Pain, sleep disturbance, and quality of life in patients with chronic kidney disease.Clin J Am Soc Nephrol. 2007 Sep; 2(5):919-25.CJ
BACKGROUND AND OBJECTIVES
Few studies have assessed sleep disturbances or perception of pain in patients with early-stage chronic kidney disease. It was hypothesized that perception of pain and sleep disturbance would increase with chronic kidney disease stage, that pain and sleep disturbance would correlate with psychosocial variables, and that there would be a higher prevalence of pain and sleep disturbances in patients with chronic kidney disease compared with general medical patients.
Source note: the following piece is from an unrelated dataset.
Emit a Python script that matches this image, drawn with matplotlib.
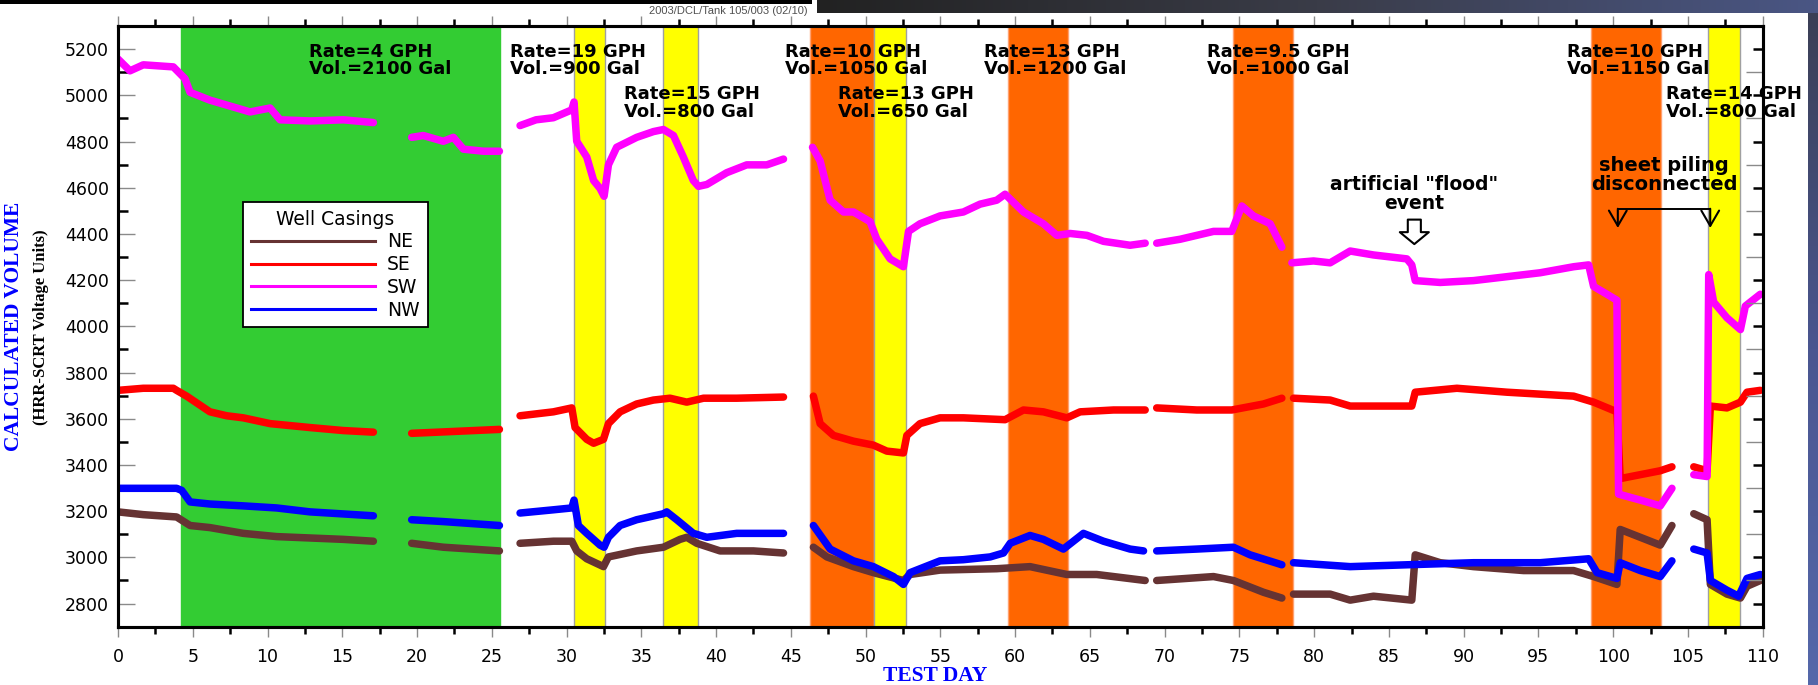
import numpy as np
import matplotlib
matplotlib.use("Agg")
import matplotlib.pyplot as plt
from matplotlib.lines import Line2D
from matplotlib.patches import Rectangle
from matplotlib.ticker import FixedLocator, NullFormatter
from matplotlib.colors import LinearSegmentedColormap

nan = np.nan

# ---------------- data ----------------
ne_day = [0, 1.69, 3.92, 4.82, 6.15, 8.38, 10.61, 12.84, 15.07, 17.08, nan,
          19.64, 21.76, 25.51, nan,
          26.89, 29.12, 30.35, 30.68, 31.35, 32.47, 32.80, 34.69, 36.48, 37.59, 38.04, 38.71, 40.27, 42.50, 44.51, nan,
          46.51, 47.41, 49.19, 50.52, 52.53, 52.98, 54.98, 58.77, 61.00, 63.46, 65.46, 68.70, nan,
          69.47, 73.27, 74.60, 76.61, 77.84, nan,
          78.62, 81.07, 82.41, 83.97, 86.53, 86.76, 88.43, 90.66, 94.01, 97.35, 98.69, 100.25, 100.47, 101.81, 103.15, 103.93, nan,
          105.39, 106.28, 106.50, 107.61, 108.51, 108.95, 109.84]
ne_val = [3197, 3185, 3175, 3138, 3129, 3104, 3090, 3084, 3078, 3070, nan,
          3061, 3044, 3028, nan,
          3061, 3070, 3070, 3028, 2994, 2960, 3002, 3028, 3044, 3078, 3087, 3061, 3028, 3028, 3019, nan,
          3044, 3002, 2960, 2934, 2900, 2926, 2945, 2951, 2960, 2926, 2926, 2900, nan,
          2900, 2917, 2900, 2849, 2824, nan,
          2841, 2841, 2815, 2832, 2815, 3011, 2977, 2960, 2943, 2943, 2917, 2883, 3121, 3087, 3053, 3138, nan,
          3189, 3163, 2883, 2841, 2824, 2875, 2900]

se_day = [0, 1.69, 3.7, 3.92, 4.59, 6.15, 7.27, 8.38, 10.17, 12.84, 15.07, 17.08, nan,
          19.64, 22.43, 25.51, nan,
          26.89, 29.12, 30.35, 30.57, 31.35, 31.81, 32.47, 32.80, 33.58, 34.69, 35.81, 36.92, 38.04, 39.16, 41.38, 44.51, nan,
          46.51, 46.96, 47.85, 49.19, 50.52, 51.42, 52.53, 52.76, 53.64, 54.98, 56.54, 59.33, 60.56, 61.89, 63.46, 64.35, 66.58, 68.70, nan,
          69.47, 72.15, 74.49, 76.61, 77.84, nan,
          78.62, 81.07, 82.41, 83.97, 86.53, 86.76, 89.55, 92.89, 97.35, 98.69, 100.25, 100.47, 101.81, 103.15, 103.93, nan,
          105.39, 106.28, 106.50, 107.61, 108.51, 108.95, 109.84]
se_val = [3723, 3732, 3732, 3723, 3698, 3630, 3613, 3604, 3579, 3562, 3549, 3542, nan,
          3537, 3545, 3554, nan,
          3613, 3630, 3647, 3562, 3511, 3494, 3511, 3579, 3630, 3664, 3681, 3689, 3672, 3689, 3689, 3694, nan,
          3698, 3579, 3528, 3503, 3486, 3460, 3452, 3528, 3579, 3604, 3604, 3596, 3638, 3630, 3604, 3630, 3638, 3638, nan,
          3647, 3638, 3638, 3664, 3689, nan,
          3689, 3681, 3655, 3655, 3655, 3715, 3732, 3715, 3698, 3672, 3630, 3341, 3358, 3375, 3392, nan,
          3392, 3375, 3655, 3647, 3672, 3715, 3723]

sw_day = [0, 0.8, 1.69, 3.7, 4.48, 4.82, 6.15, 7.94, 8.83, 10.17, 10.84, 12.84, 15.07, 17.08, nan,
          19.64, 20.42, 21.76, 22.43, 23.10, 24.44, 25.51, nan,
          26.89, 27.96, 29.12, 30.35, 30.50, 30.68, 31.35, 31.81, 32.24, 32.51, 32.80, 33.35, 34.69, 35.81, 36.48, 37.15, 37.81, 38.48, 38.82, 39.38, 40.71, 42.05, 43.39, 44.51, nan,
          46.45, 46.96, 47.63, 48.52, 49.19, 50.30, 50.75, 51.64, 52.53, 52.87, 53.64, 54.98, 56.54, 57.66, 58.77, 59.33, 60.56, 61.89, 62.79, 63.68, 64.80, 65.91, 67.69, 68.70, nan,
          69.47, 71.04, 73.27, 74.49, 75.16, 75.94, 77.06, 77.84, nan,
          78.51, 79.96, 81.07, 82.41, 83.97, 86.20, 86.53, 86.76, 88.43, 90.66, 92.89, 95.12, 97.35, 98.36, 98.69, 99.58, 100.25, 100.36, 101.81, 103.15, 103.93, nan,
          105.39, 106.28, 106.39, 106.72, 107.61, 108.51, 108.84, 109.84]
sw_val = [5157, 5106, 5132, 5123, 5072, 5013, 4979, 4945, 4928, 4945, 4894, 4889, 4894, 4882, nan,
          4818, 4826, 4801, 4818, 4767, 4758, 4758, nan,
          4869, 4894, 4903, 4937, 4971, 4801, 4733, 4631, 4597, 4563, 4699, 4775, 4818, 4843, 4852, 4826, 4733, 4631, 4606, 4614, 4665, 4699, 4699, 4724, nan,
          4775, 4716, 4546, 4495, 4495, 4453, 4377, 4292, 4258, 4411, 4444, 4478, 4495, 4529, 4546, 4572, 4495, 4444, 4394, 4402, 4394, 4368, 4351, 4360, nan,
          4360, 4377, 4411, 4411, 4521, 4478, 4444, 4343, nan,
          4275, 4283, 4275, 4326, 4309, 4292, 4266, 4198, 4190, 4198, 4215, 4232, 4258, 4266, 4173, 4139, 4113, 3274, 3248, 3223, 3299, nan,
          3358, 3350, 4224, 4105, 4037, 3986, 4088, 4139]

nw_day = [0, 3.92, 4.26, 4.82, 6.15, 8.38, 10.61, 12.84, 17.08, nan,
          19.64, 21.76, 25.51, nan,
          26.89, 29.12, 30.35, 30.50, 30.79, 31.35, 32.24, 32.51, 32.80, 33.58, 34.69, 36.48, 36.70, 37.37, 38.48, 39.38, 41.38, 44.51, nan,
          46.51, 47.63, 49.19, 50.52, 51.86, 52.53, 52.98, 54.98, 56.54, 58.33, 59.22, 59.67, 61.00, 61.89, 63.23, 64.57, 65.91, 67.69, 68.59, nan,
          69.47, 72.15, 74.60, 75.72, 77.84, nan,
          78.62, 82.41, 86.20, 90.66, 95.12, 98.36, 98.92, 100.25, 100.47, 101.81, 103.15, 103.93, nan,
          105.39, 106.28, 106.50, 107.61, 108.39, 108.95, 109.84]
nw_val = [3299, 3299, 3290, 3240, 3231, 3223, 3214, 3197, 3180, nan,
          3163, 3155, 3138, nan,
          3192, 3206, 3214, 3248, 3138, 3104, 3053, 3044, 3087, 3138, 3163, 3189, 3197, 3163, 3104, 3087, 3104, 3104, nan,
          3138, 3036, 2985, 2960, 2917, 2883, 2934, 2985, 2990, 3002, 3019, 3061, 3095, 3078, 3036, 3104, 3070, 3036, 3028, nan,
          3028, 3036, 3044, 3011, 2968, nan,
          2977, 2960, 2968, 2977, 2977, 2994, 2934, 2909, 2977, 2943, 2917, 2985, nan,
          3036, 3019, 2900, 2858, 2832, 2909, 2926]

series_names = ["NE", "SE", "SW", "NW"]
series_colors = ["#663333", "#FF0000", "#FF00FF", "#0000FF"]

# shaded leak periods (start day, end day, kind)
span_start = [4.21, 30.48, 36.48, 46.25, 50.57, 59.53, 74.56, 98.53, 106.37]
span_end = [25.55, 32.54, 38.78, 50.57, 52.73, 63.54, 78.58, 103.17, 108.50]
span_kind = ["green", "yellow", "yellow", "orange", "yellow", "orange", "orange", "orange", "yellow"]

rate_labels = ["Rate=4 GPH\nVol.=2100 Gal", "Rate=19 GPH\nVol.=900 Gal", "Rate=15 GPH\nVol.=800 Gal",
               "Rate=10 GPH\nVol.=1050 Gal", "Rate=13 GPH\nVol.=650 Gal", "Rate=13 GPH\nVol.=1200 Gal",
               "Rate=9.5 GPH\nVol.=1000 Gal", "Rate=10 GPH\nVol.=1150 Gal", "Rate=14 GPH\nVol.=800 Gal"]
rate_day = [12.80, 26.21, 33.87, 44.62, 48.18, 57.93, 72.82, 96.90, 103.52]
rate_row = [0, 0, 1, 0, 1, 0, 0, 0, 1]

x_major = list(range(0, 111, 5))
y_major = list(range(2800, 5201, 200))

# ---------------- figure ----------------
W, H = 1818, 685
fig = plt.figure(figsize=(W / 100, H / 100), dpi=100)
fig.patch.set_facecolor("white")
L, R, T, B = 118, 1762.7, 26.0, 626.7
ax = fig.add_axes([L / W, 1 - B / H, (R - L) / W, (B - T) / H])
ax.set_xlim(0, 110)
ax.set_ylim(2700, 5300)

span_fc = {"green": "#33CC33", "yellow": "#FFFF00", "orange": "#FF6600"}
span_ec = {"green": "#33CC33", "yellow": "#A0A0A0", "orange": "#FFA070"}
for s, e, k in zip(span_start, span_end, span_kind):
    ax.axvspan(s, e, facecolor=span_fc[k], edgecolor=span_ec[k], linewidth=1.0, zorder=0.5)

series = [(ne_day, ne_val), (se_day, se_val), (sw_day, sw_val), (nw_day, nw_val)]
for (d, v), c in zip(series, series_colors):
    ax.plot(d, v, color=c, lw=5.4, solid_joinstyle="round", solid_capstyle="round", zorder=2)

# legend
handles = [Line2D([], [], color=c, lw=2.2) for c in series_colors]
leg = ax.legend(handles, series_names, title="Well Casings", loc="upper left",
                bbox_to_anchor=((243.3 - L) / (R - L), (B - 201.7) / (B - T)), borderaxespad=0,
                prop={"family": "DejaVu Sans", "size": 13.5},
                title_fontproperties={"family": "DejaVu Sans", "size": 13.5},
                handlelength=6.6, handletextpad=0.65, labelspacing=0.2, borderpad=0.42,
                fancybox=False, framealpha=1, edgecolor="black")
leg.get_frame().set_linewidth(1.3)
leg.set_zorder(6)

# annotations
row_val = [5151, 4967]
for txt, d, r in zip(rate_labels, rate_day, rate_row):
    ax.text(d, row_val[r], txt, ha="left", va="center", fontsize=13, fontweight="bold",
            family="DejaVu Sans", linespacing=0.98, zorder=5, clip_on=False)

ax.text(86.69, 4574, 'artificial "flood"\nevent', ha="center", va="center", fontsize=13.5,
        fontweight="bold", family="DejaVu Sans", linespacing=0.98, zorder=5)
ax.annotate("", xy=(86.7, 4356), xytext=(86.7, 4462),
            arrowprops=dict(arrowstyle="simple,head_length=0.86,head_width=2.09,tail_width=0.94",
                            mutation_scale=10, fc="white", ec="black", lw=1.5, shrinkA=0, shrinkB=0),
            zorder=5)

ax.text(103.41, 4655, "sheet piling\ndisconnected", ha="center", va="center", fontsize=14,
        fontweight="bold", family="DejaVu Sans", linespacing=0.98, zorder=5)
ax.plot([100.31, 106.49], [4507, 4507], color="black", lw=1.4, zorder=5, solid_capstyle="butt")
for xd in (100.31, 106.49):
    ax.annotate("", xy=(xd, 4426), xytext=(xd, 4509),
                arrowprops=dict(arrowstyle="->,head_length=0.55,head_width=0.32", mutation_scale=20,
                                color="black", lw=1.5, shrinkA=0, shrinkB=0), zorder=5)

# axes / ticks
for sp in ax.spines.values():
    sp.set_linewidth(2.2)
    sp.set_zorder(7)
ax.xaxis.set_major_locator(FixedLocator(x_major))
ax.xaxis.set_minor_locator(FixedLocator([x + 2.5 for x in x_major[:-1]]))
ax.yaxis.set_major_locator(FixedLocator(y_major))
ax.yaxis.set_minor_locator(FixedLocator([y + 100 for y in y_major] + [2700]))
ax.set_xticklabels([str(x) for x in x_major])
ax.set_yticklabels([str(y) for y in y_major])
ax.tick_params(axis="x", which="major", bottom=True, top=True, direction="out", length=7.5,
               width=1.0, color="#8A8A8A", pad=8, labelsize=12.5, labelfontfamily="DejaVu Sans")
ax.tick_params(axis="x", which="minor", bottom=True, top=True, direction="out", length=5,
               width=1.8, color="black")
ax.tick_params(axis="y", which="major", left=True, right=False, direction="in", length=12,
               width=1.0, color="#8A8A8A", pad=6.5, labelsize=12.5, labelfontfamily="DejaVu Sans")
ax.tick_params(axis="y", which="minor", left=True, right=False, direction="in", length=7,
               width=1.8, color="black")

ax2 = ax.twinx()
ax2.set_ylim(2700, 5300)
ax2.yaxis.set_major_locator(FixedLocator([y + 100 for y in y_major]))
ax2.yaxis.set_minor_locator(FixedLocator(y_major))
ax2.yaxis.set_major_formatter(NullFormatter())
ax2.tick_params(axis="y", which="major", right=True, direction="in", length=12, width=1.0,
                color="#8A8A8A", labelright=False)
ax2.tick_params(axis="y", which="minor", right=True, direction="in", length=7, width=1.8,
                color="black")
for sp in ax2.spines.values():
    sp.set_linewidth(2.2)

# axis titles
fig.text(14 / W, 1 - 326 / H, "CALCULATED VOLUME", rotation=90, ha="center", va="center",
         fontsize=15.5, fontweight="bold", family="Liberation Serif", color="#0000FF")
fig.text(41 / W, 1 - 327 / H, "(HRR-SCRT Voltage Units)", rotation=90, ha="center", va="center",
         fontsize=12, fontweight="bold", family="Liberation Serif", color="black")
fig.text(935.6 / W, 1 - 676 / H, "TEST DAY", ha="center", va="center",
         fontsize=15.5, fontweight="bold", family="Liberation Serif", color="#0000FF")

# page decoration around the chart (screenshot frame)
fig.patches.append(Rectangle((0, 1 - 4 / H), 812 / W, 4 / H, transform=fig.transFigure,
                             facecolor="black", edgecolor="none", zorder=10))
fig.text(808 / W, 1 - 11 / H, "2003/DCL/Tank 105/003 (02/10)", ha="right", va="center",
         fontsize=8, family="Liberation Sans", color="#505050")
top_bar = fig.add_axes([817 / W, 1 - 12.7 / H, 1 - 817 / W, 12.7 / H])
top_bar.imshow(np.linspace(0, 1, 256)[None, :], aspect="auto",
               cmap=LinearSegmentedColormap.from_list("tb", ["#222222", "#3a3c48", "#4a5684"]))
top_bar.axis("off")
side_bar = fig.add_axes([1808 / W, 0, 10 / W, 1 - 12.7 / H])
side_bar.imshow(np.linspace(0, 1, 256)[:, None], aspect="auto",
                cmap=LinearSegmentedColormap.from_list("sb", ["#3b3f55", "#4a5690", "#5568aa"]))
side_bar.axis("off")

fig.savefig("out.png", dpi=100, facecolor="white")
DESIGN, SETTING, PARTICIPANTS, & MEASUREMENTS
A total of 92 predialysis patients with chronic kidney disease and 61 general medical outpatients were evaluated using the Beck Depression Inventory, Illness Effects Questionnaire, Multidimensional Scale of Perceived Social Support, Satisfaction with Life Scale, Karnofsky Scale, Pittsburgh Sleep Questionnaire, and McGill Pain questionnaire.
With the exception of expected differences in serum creatinine, estimated GFR, Karnofsky score, albumin, and hemoglobin, there were no significant differences between groups. A total of 69% of patients with chronic kidney disease experienced pain; 55.2% had disordered sleep. Pain was associated with quality-of-life indicators, including depression, burden of illness, and life satisfaction. Disordered sleep correlated with depression, illness burden, social support, and pain frequency. There were no differences in perception of pain or sleep disturbance between patients with chronic kidney disease and control patients.
Pain is common in patients with early-stage chronic kidney disease and is associated with patients' perception of lower quality of life. The prevalence of pain, sleep disturbance, and abnormal psychologic status of patients with chronic kidney disease may be similar to outpatients with other chronic medical illnesses.